I want to create a subsample of n
rows using Dask. I tried 2 approaches:
1.Using frac
:
import dask.dataframe as dd
read_path = ["test_data\\small1.csv", "test_data\\small2.csv", "huge.csv"]
df = dd.read_csv(read_path)
df = df.sample(frac=0.0001)
df = df.compute()
It works fast enough - select 10000 from 100mil dataset for 16 secs.
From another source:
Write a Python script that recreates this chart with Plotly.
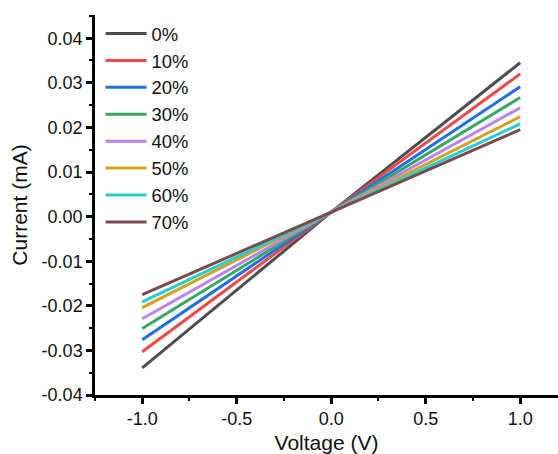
import plotly.graph_objects as go

# Sweep voltages (V)
voltage = [-1.0, 0.0, 1.0]

labels = ["0%", "10%", "20%", "30%", "40%", "50%", "60%", "70%"]

# Current (mA) at each sweep voltage, per strain level
current_0 = [-0.0339, 0.0010, 0.0345]
current_10 = [-0.0303, 0.0010, 0.0320]
current_20 = [-0.0276, 0.0010, 0.0291]
current_30 = [-0.0251, 0.0010, 0.0267]
current_40 = [-0.0229, 0.0010, 0.0244]
current_50 = [-0.0204, 0.0010, 0.0224]
current_60 = [-0.0191, 0.0010, 0.0208]
current_70 = [-0.0175, 0.0010, 0.0195]

series = [current_0, current_10, current_20, current_30,
          current_40, current_50, current_60, current_70]

colors = ["#4d4d4d", "#f24848", "#1f6ee6", "#36a862",
          "#b982ee", "#d4a11c", "#22d0d4", "#7b4a4a"]

FONT = "Liberation Sans, Arial, sans-serif"

fig = go.Figure()
for lab, ys, col in zip(labels, series, colors):
    fig.add_trace(go.Scatter(
        x=voltage, y=ys, mode="lines", name=lab,
        line=dict(color=col, width=3),
    ))

fig.update_layout(
    width=558, height=454,
    margin=dict(l=95, r=0, t=15, b=59),
    paper_bgcolor="white", plot_bgcolor="white",
    font=dict(family=FONT, size=18, color="#111"),
    showlegend=True,
    legend=dict(
        x=0.012, y=1.0, xanchor="left", yanchor="top",
        bgcolor="rgba(0,0,0,0)",
        font=dict(family=FONT, size=18.4, color="#111"),
        itemwidth=41,
        traceorder="normal",
    ),
    xaxis=dict(
        range=[-1.25, 1.2],
        tickmode="array", tickvals=[-1.0, -0.5, 0.0, 0.5, 1.0],
        ticktext=["-1.0", "-0.5", "0.0", "0.5", "1.0"],
        tickfont=dict(size=18),
        ticks="outside", ticklen=6, tickwidth=2.5, tickcolor="black",
        minor=dict(ticks="outside", ticklen=3, tickwidth=2, dtick=0.25, tick0=0, tickcolor="black"),
        showline=True, linewidth=2.5, linecolor="black",
        showgrid=False, zeroline=False,
        title=dict(text="Voltage (V)", standoff=7, font=dict(size=21)),
    ),
    yaxis=dict(
        range=[-0.04, 0.0452],
        tickmode="array",
        tickvals=[-0.04, -0.03, -0.02, -0.01, 0.0, 0.01, 0.02, 0.03, 0.04],
        ticktext=["-0.04", "-0.03", "-0.02", "-0.01", "0.00", "0.01", "0.02", "0.03", "0.04"],
        tickfont=dict(size=18),
        ticks="outside", ticklen=6, tickwidth=2.5, tickcolor="black",
        minor=dict(ticks="outside", ticklen=3, tickwidth=2, dtick=0.005, tick0=0, tickcolor="black"),
        showline=True, linewidth=2.5, linecolor="black",
        showgrid=False, zeroline=False,
        title=dict(text="Current (mA)", standoff=9, font=dict(size=21)),
    ),
)

fig.write_html("out.html")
But it can't guarantee exact number of rows - it will be rounded because of using frac
.
2.Using for loop:
nrows = 10000
res_df = []
length = csv_loader.get_length()
total_len = sum(length)
start = perf_counter()
inds = random.sample(range(total_len), total_len - nrows - len(length))
min_bound = 0
relative_inds = []
for leng in length:
relative_inds.append(
sorted([i - min_bound for i in inds if min_bound <= i < min_bound + leng])
)
min_bound += leng
for ind, fil in enumerate(read_path):
res_df.append(dd.read_csv(fil, skiprows=relative_inds[ind], sample=1000000))
Here I calculate indexes of rows I need to skip and then loading from csv using skiprows
. This method is veeeery slow and sometime crashes if I need to read 0 rows from some small csv. But it guarantee exact number of rows.
Are there some fast solution about getting exact number of rows using Dask?